Hoje, um grande problema do Brasil foi a ditadura militar vencer no processo de redemocratização do país. Se por um lado as manifestações populares e a militância do período impossibilitaram a continuidade daquele regime. Por outro lado, os violentos donos do poder naquela época conseguiram fazer sua reabertura “lenta, gradual e segura”. Embora devamos dar todo o mérito devido ao povo pela reabertura, é hora de também olhar para a herança nefasta que o processo nos deixou.
Não somente passaram o poder para a “oposição” que eles mesmos permitiam, ou seja, que não tinha grandes rusgas ideológicas a respeito dos rumos do país (o então MDB, que hoje é o PMDB) como também deixaram profundas cicatrizes em nossa vida civil institucional:
Foram 30 anos de ditadura. Quer dizer que todas as pessoas nascidas de 1964 para frente só conheceram um estado terrorista e foram educadas para serem mais suscetíveis a este terror de estado.
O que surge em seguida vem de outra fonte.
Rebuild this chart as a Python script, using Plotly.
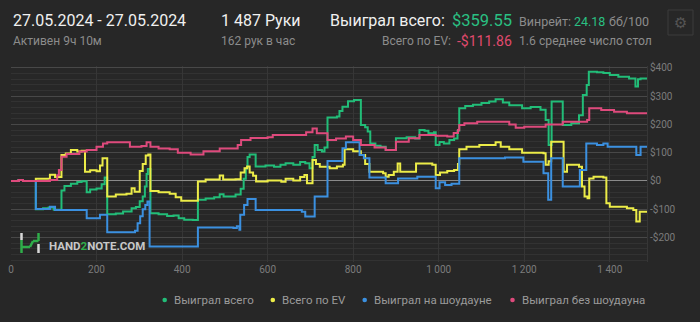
import plotly.graph_objects as go

# ---------------- data ----------------
green_hands = [0, 18, 28, 58, 75, 88, 100, 118, 125, 140, 155, 165, 177, 185, 200, 212, 219, 225, 245, 262, 282, 292, 301, 308, 313, 317, 320, 326, 345, 365, 380, 392, 405, 425, 437, 455, 475, 488, 497, 525, 537, 544, 549, 553, 558, 572, 595, 615, 630, 642, 660, 676, 688, 698, 705, 710, 717, 727, 733, 740, 762, 768, 775, 788, 802, 818, 828, 834, 840, 852, 864, 876, 900, 925, 945, 955, 967, 976, 989, 993, 1002, 1012, 1025, 1036, 1044, 1048, 1062, 1080, 1100, 1118, 1133, 1150, 1165, 1195, 1215, 1238, 1250, 1257, 1264, 1290, 1310, 1328, 1337, 1346, 1351, 1370, 1385, 1400, 1420, 1445, 1460, 1466, 1472, 1487]
green_values = [0, 3, 0, -100, -97, -94, -102, -34, -18, -10, -4, -1, -40, -30, -27, -12, 12, -118, -115, -108, -97, -92, -72, -55, -20, 25, 42, -114, -118, -124, -122, -132, -137, -138, -67, -62, -58, -47, -55, -48, -28, 8, 45, 85, 94, 51, 55, 50, 57, 63, 57, 67, 63, 45, 85, 127, 110, 104, 118, 225, 228, 248, 263, 282, 287, 198, 190, 175, 133, 125, 121, 110, 151, 155, 150, 180, 178, 169, 172, 127, 138, 133, 145, 150, 178, 257, 265, 270, 276, 281, 289, 278, 268, 257, 262, 252, 216, 127, 281, 198, 204, 233, 304, 340, 387, 385, 382, 375, 369, 363, 334, 360, 363, 360]

yellow_hands = [0, 18, 28, 58, 91, 103, 118, 128, 140, 155, 165, 173, 185, 200, 208, 214, 225, 245, 270, 282, 289, 301, 308, 315, 321, 326, 345, 371, 385, 398, 437, 455, 488, 496, 525, 537, 546, 552, 558, 566, 573, 600, 632, 642, 660, 676, 686, 692, 705, 713, 722, 745, 762, 776, 780, 800, 818, 828, 838, 870, 876, 883, 895, 904, 910, 947, 985, 993, 1003, 1020, 1036, 1045, 1048, 1065, 1095, 1133, 1145, 1165, 1195, 1245, 1250, 1257, 1263, 1292, 1300, 1328, 1335, 1341, 1348, 1352, 1362, 1385, 1392, 1400, 1440, 1455, 1462, 1470, 1487]
yellow_values = [0, 3, 0, 8, 22, 14, 92, 97, 110, 104, 107, 33, 38, 34, 55, 80, -55, -48, -45, -26, -38, 35, 60, 90, 94, -36, -40, -45, -58, -70, -2, 5, 19, 5, 6, 30, 45, 51, 30, 18, -2, 2, -3, 8, 2, 14, 21, -8, 74, 60, 50, 45, 51, 57, 112, 105, 92, 60, 33, 27, 15, 21, 33, 62, 33, 62, 57, 21, 30, 35, 39, 60, 112, 121, 127, 137, 121, 112, 100, 98, 57, 70, 139, 33, 57, 50, -20, -55, -61, 9, 15, 12, -79, -91, -97, -103, -144, -109, -109]

blue_hands = [0, 18, 28, 58, 91, 103, 177, 208, 225, 290, 296, 302, 308, 314, 319, 324, 437, 520, 528, 534, 536, 545, 553, 572, 680, 688, 710, 740, 775, 783, 815, 825, 838, 876, 905, 950, 993, 1002, 1015, 1030, 1048, 1133, 1155, 1198, 1245, 1256, 1263, 1290, 1330, 1345, 1370, 1385, 1395, 1458, 1462, 1472, 1487]
blue_values = [0, 3, 0, -99, -91, -103, -132, -120, -182, -176, -150, -125, -100, -85, -73, -232, -165, -167, -160, -173, -120, -85, -64, -103, -109, -126, -55, 71, 116, 137, 92, 80, 12, -8, 9, 15, -26, -5, -14, -10, 80, 80, 83, 68, 27, -67, 80, -20, 39, 133, 127, 133, 121, 121, 92, 121, 121]

pink_hands = [0, 18, 28, 58, 91, 108, 112, 118, 130, 160, 177, 200, 215, 225, 278, 305, 317, 326, 345, 371, 390, 420, 450, 488, 530, 538, 560, 600, 612, 660, 690, 705, 715, 740, 760, 783, 800, 818, 850, 876, 900, 930, 955, 993, 1020, 1035, 1045, 1048, 1060, 1090, 1150, 1165, 1180, 1200, 1250, 1290, 1347, 1352, 1380, 1410, 1440, 1487]
pink_values = [0, 3, 0, 0, 3, 20, 39, 86, 95, 104, 110, 121, 133, 137, 121, 124, 137, 121, 115, 112, 100, 94, 105, 115, 127, 145, 152, 155, 163, 163, 172, 186, 169, 145, 150, 157, 145, 127, 118, 110, 139, 151, 163, 160, 157, 170, 180, 198, 204, 210, 210, 200, 188, 192, 200, 210, 216, 257, 251, 245, 240, 238]

series_names = ["Выиграл всего", "Всего по EV", "Выиграл на шоудауне", "Выиграл без шоудауна"]
series_colors = ["#22bd78", "#ecec48", "#3b90e0", "#de4a7c"]

x_tickvals = [0, 200, 400, 600, 800, 1000, 1200, 1400]
x_ticktext = ["0", "200", "400", "600", "800", "1 000", "1 200", "1 400"]
y_tickvals = [-200, -100, 0, 100, 200, 300, 400]
y_ticktext = ["-$200", "-$100", "$0", "$100", "$200", "$300", "$400"]

# ---------------- geometry helpers (pixel -> paper) ----------------
W_PX, H_PX = 700, 322
L, R, T, B = 11, 647, 66, 262


def px(x):
    return (x - L) / (R - L)


def py(y):
    return (B - y) / (B - T)


BG = "#272727"
FONT = "Roboto"

fig = go.Figure()
all_series = [
    (green_hands, green_values),
    (yellow_hands, yellow_values),
    (blue_hands, blue_values),
    (pink_hands, pink_values),
]
for (hx, vy), name, col in zip(all_series, series_names, series_colors):
    fig.add_trace(go.Scatter(x=hx, y=vy, mode="lines", name=name,
                             line=dict(color=col, width=2, shape="hv"),
                             showlegend=False, hoverinfo="skip"))

fig.update_layout(
    width=W_PX, height=H_PX,
    paper_bgcolor=BG, plot_bgcolor=BG,
    margin=dict(l=L, r=W_PX - R, t=T, b=H_PX - B, pad=0),
    showlegend=False,
    font=dict(family=FONT, color="#8a8a8a", size=10),
)
fig.update_xaxes(
    range=[0, 1487], tickmode="array", tickvals=x_tickvals, ticktext=x_ticktext,
    showgrid=True, gridcolor="#363636", gridwidth=1, zeroline=False,
    showline=False, ticks="", tickfont=dict(size=10, color="#7c7c7c"),
    automargin=False,
)
fig.update_yaxes(
    range=[-287, 407], side="right", tickmode="array", tickvals=y_tickvals, ticktext=y_ticktext,
    showgrid=True, gridcolor="#484848", gridwidth=1,
    minor=dict(tickmode="linear", tick0=0, dtick=20, showgrid=True, gridcolor="#323232", gridwidth=1),
    zeroline=True, zerolinecolor="#8a8a8a", zerolinewidth=1,
    showline=True, linecolor="#363636", linewidth=1, mirror=False,
    ticks="", tickfont=dict(size=10, color="#7c7c7c"), automargin=False,
)

ann = []


def text(x, y, s, size, color, anchor="left", bold=False):
    ann.append(dict(xref="paper", yref="paper", x=px(x), y=py(y), text=("<b>%s</b>" % s) if bold else s,
                    showarrow=False, xanchor=anchor, yanchor="middle",
                    font=dict(family=FONT, size=size, color=color)))


WHITE = "#f0f0f0"
GRAY = "#8c8c8c"
GREEN = "#2ac083"
RED = "#e04a6e"

text(11, 20, "27.05.2024 - 27.05.2024", 16, WHITE)
text(11, 41, "Активен 9ч 10м", 12, GRAY)
text(219, 20, "1 487 Руки", 16, WHITE)
text(219, 41, "162 рук в час", 12, GRAY)
text(447, 20, "Выиграл всего:", 16, WHITE, anchor="right")
text(450, 20, "$359.55", 16.5, GREEN)
text(517, 21, "Винрейт:", 12.5, GRAY)
text(572, 21, "24.18", 12.5, GREEN)
text(607, 21, "бб/100", 12.5, GRAY)
text(453, 41, "Всего по EV:", 12, GRAY, anchor="right")
text(455, 41, "-$111.86", 14, RED)
text(517, 41, "1.6 среднее число стол", 12.2, GRAY)

# watermark
ann.append(dict(xref="paper", yref="paper", x=px(47), y=py(246),
                text="<b>HAND<span style='color:#2fae4a'>2</span>NOTE.COM</b>",
                showarrow=False, xanchor="left", yanchor="middle",
                font=dict(family=FONT, size=11.5, color="#c8c8c8")))

# legend (manual)
legend_pos = [(164.7, 171.5), (272.8, 280.0), (364.7, 372.0), (512.5, 519.5)]
LEG_Y = 300
shapes = []
for (dx, tx), name, col in zip(legend_pos, series_names, series_colors):
    shapes.append(dict(type="circle", xref="paper", yref="paper",
                       x0=px(dx - 2.3), x1=px(dx + 2.3), y0=py(LEG_Y + 2.3), y1=py(LEG_Y - 2.3),
                       fillcolor=col, line=dict(width=0)))
    text(tx, LEG_Y, name, 11.5, "#9a9a9a")

# gear box
shapes.append(dict(type="rect", xref="paper", yref="paper", x0=px(668), x1=px(693), y0=py(35), y1=py(10),
                   line=dict(color="#3c3c3c", width=1), fillcolor="rgba(0,0,0,0)"))
ann.append(dict(xref="paper", yref="paper", x=px(680.5), y=py(22.5), text="⚙", showarrow=False,
                xanchor="center", yanchor="middle", font=dict(family="DejaVu Sans", size=15, color="#555555")))

# logo (H2N)
LG = "#2fae4a"
LW = "#d8d8d8"
logo = [
    (21.5, 233, 21.5, 240, LW),
    (21.5, 240, 21.5, 253, LG),
    (38.5, 233, 38.5, 241, LG),
    (38.5, 244, 38.5, 253, LW),
    (21.5, 247, 30, 247, LG),
    (30, 247, 33, 241, LG),
    (33, 241, 38.5, 241, LG),
]
for x0, y0, x1, y1, c in logo:
    shapes.append(dict(type="line", xref="paper", yref="paper", x0=px(x0), y0=py(y0), x1=px(x1), y1=py(y1),
                       line=dict(color=c, width=2.5)))

fig.update_layout(annotations=ann, shapes=shapes)
fig.write_html("out.html", config={"displayModeBar": False})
Além disso, nas universidades, o exílio e assassinato de professores e estudantes foi um golpe duríssimo, impedindo que se formassem lideranças intelectuais e políticas que pensassem alternativas ao status quo.
E vejam, mal começamos a nos recuperar deste golpe e já querem acabar com as universidades públicas que fomentam a pesquisa de ciências humanas séria e isenta sobre nosso país, para o bem de nosso próprio povo. A má fama dos bacharéis em ciências humanas tem muito de difamação e propaganda contra o bem que queremos ao povo brasileiro.
Some-se isso à uma oligarquia midiática com poder para fazer com os fatos nos editoriais o que os militares fizeram com as pessoas nos porões dos DOI e temos um bom panorama da herança que recebemos: Até hoje não se deixou de fazer nas edições dos grandes conglomerados jornalísticos e nos porões da polícia o que se fazia durante os anos de chumbo.
Então, qual o espanto de serem justamente nos telejornais da grande imprensa e nas ações repressivas da polícia que vemos a criminalização e a repressão das manifestações populares? O espanto talvez só se explique porque nós temos uma visão otimista demais sobre nossa sociedade e seus “avanços democráticos”.
Qual a novidade na repressão aos professores que lutam contra a precarização do ensino? Porque o espanto com os difamarem? Professores organizados sindicalmente, conscientes da força da mobilização, sempre foram um problema. Vai que seus alunos entendem que eles deveriam ter direitos assegurados?
A mensagem é muito clara: As pessoas não podem pensar que têm direitos.
Nenhuma surpresa até aqui, como também não é surpreendente saber que o nosso sistema político é feito sob medida para tirar vantagem deste aparato. E quem sempre ganhou o jogo político nestes 30 anos foi o PMDB: A oposição que a ditadura permitia e confiava, porque era tão somente a voz do poder oligárquico civil.
Infelizmente nossa redemocratização foi como a ditadura militar quis. E parece que a democracia que nasceu após esta ditadura é cria da mesma. Sendo assim, a volta da democracia não foi uma derrota dos opressores, mas um recuo bastante estratégico das oligarquias brasileiras, tanto que hoje, 30 anos depois, eles voltam à carga para retomar concessões que fizeram. Avanços reais que foram conquistados com muita luta.
Me parece hoje que – como bons senhores de escravos – sabem de tempos em tempos mostrar benevolência quando seus servos estão muito agitados, fazendo questão de tratar os direitos mínimos como concessão e condescendência, e ao mesmo tempo que querem parecer bons, espalham discórdia e desconfiança.
É necessário que lembremos da luta contra a opressão a valorizemos sempre – digo mais: entesourá-la – mas não podemos deixar de ver quem realmente venceu naquele movimento histórico. De fato, eles tiveram condições de deixar o país pronto para ser o que ele é hoje.